Small Differences
Folk wisdom tells us “it’s the little things that matter”. Matter or not, they sure get noticed. Something you notice quickly coming to India from the US is: elevators. The buttons on many elevators here are arranged like these:
This is the elevator where I work. US folks I’m sure will instantly notice the difference; the floors go up first on the left side, then restart and go up on the right side. I have seen Westerners wanting to go to the 2nd floor mistakenly press 5, because it is to the right of 1.
The elevator at my apartment looks like this:
Elevators like this are in the minority here in India. This is the US style, where the numbers are arranged so that all the “higher” ones are at the top. Also notice it uses the Indian convention for actual numbering of floors.
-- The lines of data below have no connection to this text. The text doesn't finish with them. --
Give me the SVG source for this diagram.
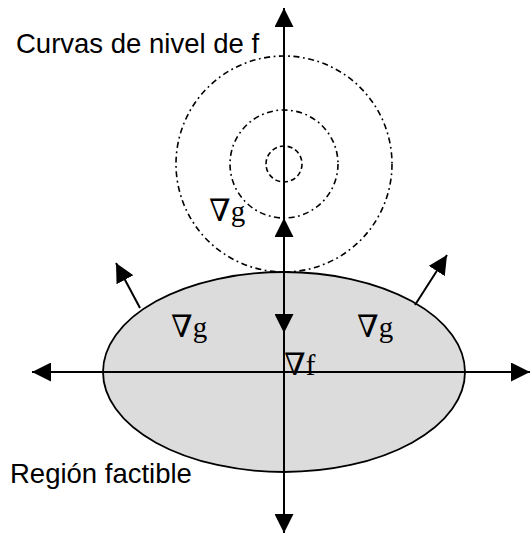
<svg xmlns="http://www.w3.org/2000/svg" width="531" height="537" viewBox="0 0 531 537">
  <defs>
    <marker id="ah" viewBox="0 0 19 19" refX="19" refY="9.5" markerWidth="19" markerHeight="19" markerUnits="userSpaceOnUse" orient="auto-start-reverse">
      <path d="M0,0 L19,9.5 L0,19 Z" fill="#000"/>
    </marker>
  </defs>
  <style>
    .sans { font-family: "Liberation Sans", Arial, sans-serif; font-size: 27.5px; fill: #000; }
    .serif { font-family: "Liberation Serif", "DejaVu Serif", serif; font-size: 29px; fill: #000; }
    .nab { font-family: "DejaVu Serif", serif; font-size: 31px; }
    .ln { stroke: #000; stroke-width: 2; fill: none; }
    .lv { stroke: #000; fill: none; }
  </style>
  <rect width="531" height="537" fill="#fff"/>
  <g id="region">
    <ellipse cx="284" cy="372" rx="181" ry="100" fill="#dcdcdc" stroke="#000" stroke-width="1.8"/>
  </g>
  <g id="level-curves">
    <circle cx="284" cy="164" r="108" class="lv" stroke-width="1.6" stroke-dasharray="6 3.5 1.8 3.5"/>
    <circle cx="284" cy="164" r="54" class="lv" stroke-width="1.6" stroke-dasharray="6 3.5 1.8 3.5"/>
    <circle cx="284" cy="164" r="18" class="lv" stroke-width="1.6" stroke-dasharray="5 3"/>
  </g>
  <g id="connectors">
    <line x1="284" y1="8" x2="284" y2="533" class="ln" marker-start="url(#ah)" marker-end="url(#ah)"/>
    <line x1="32" y1="372" x2="530" y2="372" class="ln" stroke-width="1.6" marker-start="url(#ah)" marker-end="url(#ah)"/>
    <line x1="284" y1="272" x2="284" y2="218" class="ln" stroke-width="2.4" marker-end="url(#ah)"/>
    <line x1="284" y1="272" x2="284" y2="333" class="ln" stroke-width="2.4" marker-end="url(#ah)"/>
    <line x1="140" y1="308" x2="116" y2="263" class="ln" marker-end="url(#ah)"/>
    <line x1="415" y1="305" x2="447" y2="255" class="ln" marker-end="url(#ah)"/>
  </g>
  <g id="labels">
    <text x="16" y="53" class="sans">Curvas de nivel de f</text>
    <text x="10" y="483" class="sans">Región factible</text>
    <text x="209" y="221" class="serif"><tspan class="nab">∇</tspan>g</text>
    <text x="171" y="337" class="serif"><tspan class="nab">∇</tspan>g</text>
    <text x="357" y="337" class="serif"><tspan class="nab">∇</tspan>g</text>
    <text x="284" y="375" class="serif"><tspan class="nab">∇</tspan>f</text>
  </g>
</svg>
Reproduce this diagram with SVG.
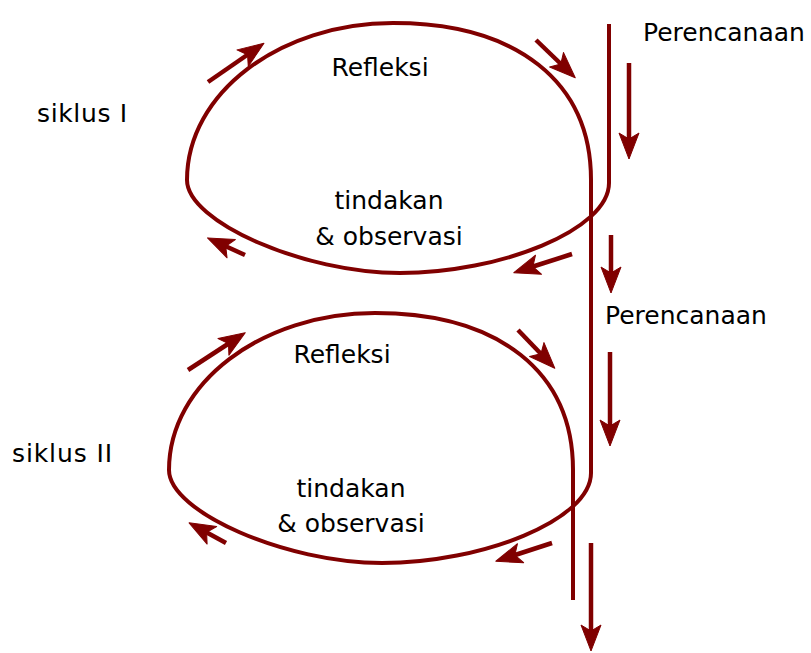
<svg xmlns="http://www.w3.org/2000/svg" width="811" height="653" viewBox="0 0 811 653">
<style>
.loop{fill:none;stroke:#800000;stroke-width:4;stroke-linejoin:round}
.arr{fill:none;stroke:#800000;stroke-width:4.5;marker-end:url(#ah)}
.t{font-family:"DejaVu Sans","Liberation Sans",sans-serif;font-size:25px;fill:#000}
.c{text-anchor:middle}
</style>
<defs>
<marker id="ah" markerUnits="userSpaceOnUse" orient="auto" refX="-17" refY="0" markerWidth="30" markerHeight="24" overflow="visible">
<path d="M0,0 L-26,-10 L-20,0 L-26,10 Z" fill="#800000" stroke="#800000" stroke-width="1" stroke-linejoin="round"/>
</marker>
</defs>
<rect width="811" height="653" fill="#fff"/>
<g id="connectors">
<path id="cycle-path" class="loop" d="M609,24 V183 C609,230 500,273 400,273 C304,273 187,222 187,180 C187,93 280,23 393,23 C517,23 591,82 591,180 V473 C591,520 482,563 382,563 C286,563 169,512 169,470 C169,383 262,313 375,313 C499,313 573,372 573,470 V600"/>
<line class="arr" x1="536" y1="40" x2="563" y2="66"/>
<line class="arr" x1="208" y1="82" x2="250" y2="53"/>
<line class="arr" x1="245" y1="255" x2="223" y2="245"/>
<line class="arr" x1="572" y1="254" x2="530" y2="267.5"/>
<line class="arr" x1="629" y1="63" x2="629" y2="142"/>
<line class="arr" x1="611" y1="235" x2="611" y2="276"/>
<line class="arr" x1="188" y1="370" x2="231" y2="342"/>
<line class="arr" x1="518" y1="330" x2="543" y2="356"/>
<line class="arr" x1="226" y1="543" x2="204" y2="531"/>
<line class="arr" x1="552" y1="543" x2="512" y2="556"/>
<line class="arr" x1="610" y1="352" x2="610" y2="429"/>
<line class="arr" x1="591" y1="543" x2="591" y2="634"/>
</g>
<g id="perencanaan-1"><text class="t" x="643" y="41">Perencanaan</text></g>
<g id="perencanaan-2"><text class="t" x="605" y="324">Perencanaan</text></g>
<g id="siklus-1"><text class="t" x="37" y="122" textLength="90">siklus I</text></g>
<g id="siklus-2"><text class="t" x="12" y="462" textLength="100">siklus II</text></g>
<g id="refleksi-1"><text class="t c" x="380" y="76">Refleksi</text></g>
<g id="tindakan-1"><text class="t c" x="389" y="209">tindakan</text><text class="t c" x="389" y="245">&amp; observasi</text></g>
<g id="refleksi-2"><text class="t c" x="342" y="363">Refleksi</text></g>
<g id="tindakan-2"><text class="t c" x="351" y="497">tindakan</text><text class="t c" x="351" y="532">&amp; observasi</text></g>
</svg>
In the US the floor at ground level is called 1; in India that floor is called 0 or ground, and the 1st floor is what in the US we would call 2nd.
Why is the ordering different? The US view would be that our ordering is more intuitive, that all higher floors are accessed by “higher” buttons. For example at my work elevator the button for 4th floor is lower down than the button for the 3rd floor.
But calling that intuitive assumes several things. One is that we care about the physical height of floors. More and more the floors in an office or apartment building are abstract destinations, places you go to without knowing or caring about the physical relationship to the other numbered destinations … until, of course, the elevators aren’t working and you have to use stairs. Anyway it seems less clear to me nowadays that the height attribute has the power it once had.
A second and probably more important thing is reading order. Indo-European languages are written to be read side-to-side. Traditional Chinese is written up-and-down. Many elevators here in India are in fact made in China, so I suppose this aspect of writing may be in play here.
Conclusion: Look before you press.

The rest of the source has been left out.